LiCo 1/3Ni 1/3Mn 1/3O 2 oxides with layered crystal structure were prepared from co-precipitated Co,Ni,Mn hydroxide precursors. The synthesis temperature was varied between 850 to 950 °C. The extent of Li +,Ni 2+ disorder between the layers was determined by Rietveld refinement of the structural model, based on the XRD powder diffraction patterns. The cationic distribution in the layers was determined using both conventional (9.23 GHz) and high-frequency electron paramagnetic resonance (EPR) spectroscopy (95 GHz and 285 GHz).

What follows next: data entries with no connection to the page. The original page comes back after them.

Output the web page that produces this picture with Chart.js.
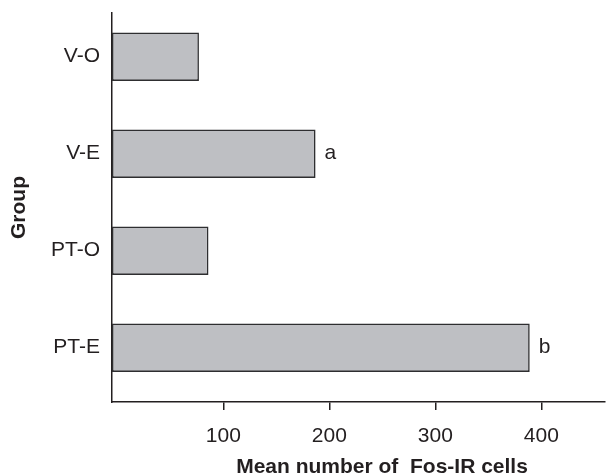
<!DOCTYPE html>
<html>
<head>
<meta charset="utf-8">
<script src="https://cdn.jsdelivr.net/npm/chart.js@4/dist/chart.umd.min.js"></script>
<style>
  html, body { margin: 0; padding: 0; background: #fff; }
  #wrap { width: 608px; height: 476px; }
</style>
</head>
<body>
<div id="wrap"><canvas id="fosChart"></canvas></div>
<script>
const groups = ["V-O", "V-E", "PT-O", "PT-E"];
const meanCells = [77, 187, 86, 389];
const sigLetters = ["", "a", "", "b"];
const xTicks = [100, 200, 300, 400];

const FONT = "'Liberation Sans', Arial, sans-serif";
const INK = "#231f20";

// bars sit on group index positions of a linear y axis (0 = top)
const barPoints = meanCells.map((v, i) => ({ x: v, y: i }));

// letters next to bar ends + x axis title
const annotate = {
    id: "annotate",
    afterDraw(chart) {
        const ctx = chart.ctx;
        const meta = chart.getDatasetMeta(0);
        ctx.save();
        ctx.fillStyle = INK;
        ctx.font = "21px " + FONT;
        ctx.textBaseline = "middle";
        ctx.textAlign = "left";
        meta.data.forEach((bar, i) => {
            if (sigLetters[i]) ctx.fillText(sigLetters[i], bar.x + 9, bar.y);
        });
        ctx.font = "bold 21px " + FONT;
        ctx.textAlign = "center";
        ctx.fillText("Mean number of  Fos-IR cells", 382, 467);
        ctx.restore();
    }
};

new Chart(document.getElementById("fosChart").getContext("2d"), {
    type: "bar",
    data: {
        datasets: [{
            data: barPoints,
            base: -5,
            backgroundColor: "#bebfc3",
            borderColor: "#2e2e30",
            borderWidth: 1.6,
            borderSkipped: false,
            categoryPercentage: 1,
            barPercentage: 0.5
        }]
    },
    options: {
        indexAxis: "y",
        responsive: true,
        maintainAspectRatio: false,
        animation: false,
        layout: { padding: { top: 13, right: 3, left: 0, bottom: 0 } },
        plugins: { legend: { display: false }, tooltip: { enabled: false } },
        scales: {
            x: {
                type: "linear",
                min: -5,
                max: 460,
                afterBuildTicks: scale => { scale.ticks = xTicks.map(v => ({ value: v })); },
                afterFit: scale => {
                    scale.height = 74;
                    scale.paddingLeft = 0;
                    scale.paddingRight = 0;
                },
                grid: { drawOnChartArea: false, drawTicks: true, tickLength: 8, color: INK, lineWidth: 1.5 },
                border: { display: true, color: INK, width: 1.5 },
                ticks: { color: INK, font: { family: FONT, size: 21 }, padding: 14, maxRotation: 0 }
            },
            y: {
                type: "linear",
                reverse: true,
                offset: false,
                min: -0.45,
                max: 3.56,
                afterBuildTicks: scale => { scale.ticks = groups.map((g, i) => ({ value: i })); },
                afterFit: scale => {
                    scale.width = 112;
                    scale.paddingTop = 0;
                    scale.paddingBottom = 0;
                },
                grid: { display: false, drawTicks: false },
                border: { display: true, color: INK, width: 1.5 },
                ticks: {
                    color: INK,
                    font: { family: FONT, size: 21 },
                    padding: 12,
                    callback: v => groups[v]
                },
                title: {
                    display: true,
                    text: "Group",
                    color: INK,
                    font: { family: FONT, size: 21, weight: "bold" },
                    padding: { top: 7, bottom: 0 }
                }
            }
        }
    },
    plugins: [annotate]
});
</script>
</body>
</html>
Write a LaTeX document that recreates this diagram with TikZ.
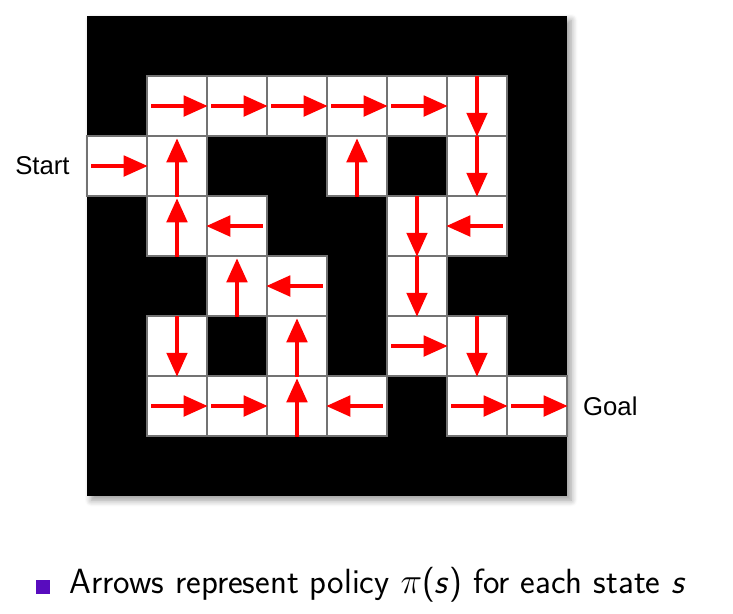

The high-frequency EPR spectra of LiCo 1/3Ni 1/3Mn 1/3O 2 consisted of two types of signals, which merged into one Lorentzian line at 9.23 GHz. These signals were assigned to Mn 4+ ions having different metal surroundings. It was shown that the value of the g-factor of Mn 4+ was sensitive to the number of Ni 2+ ions included in the first metal coordination sphere of Mn 4+. For oxides prepared at 850 °C, two types of Mn 4+ ions having two distinct environments in respect of the number of Ni 2+ ions were established: Mn 4+ in a Ni-free and Mn 4+ in a Ni-rich environment. On increasing the preparation temperature from 850 to 950 °C, a cationic redistribution process takes place in a way to avoid the contacts between the Ni 2+ and Co 3+ ions. Even at this preparation temperature, the cationic distribution is still non-homogeneous. While the cationic distribution in the layers was changed significantly when the temperature increased from 850 to 950 °CC, the morphology of LiCo 1/3Ni 1/3Mn 1/3O 2 powders underwent a strong change at temperatures above 900 °C. The electrochemical performance of LiCo 1/3Ni 1/3Mn 1/3O 2 was tested in lithium cells using both potentiostatic and galvanostatic modes. Electrochemical impedance spectroscopy (EIS) was used to study the cycling stability of LiCo 1/3Ni 1/3Mn 1/3O 2. The best electrochemical performance was established for the oxides prepared at 900 °C. The process of lithium extraction from and insertion into LiCo 1/3Ni 1/3Mn 1/3O 2 was discussed on the basis of ex-situ EPR experiments.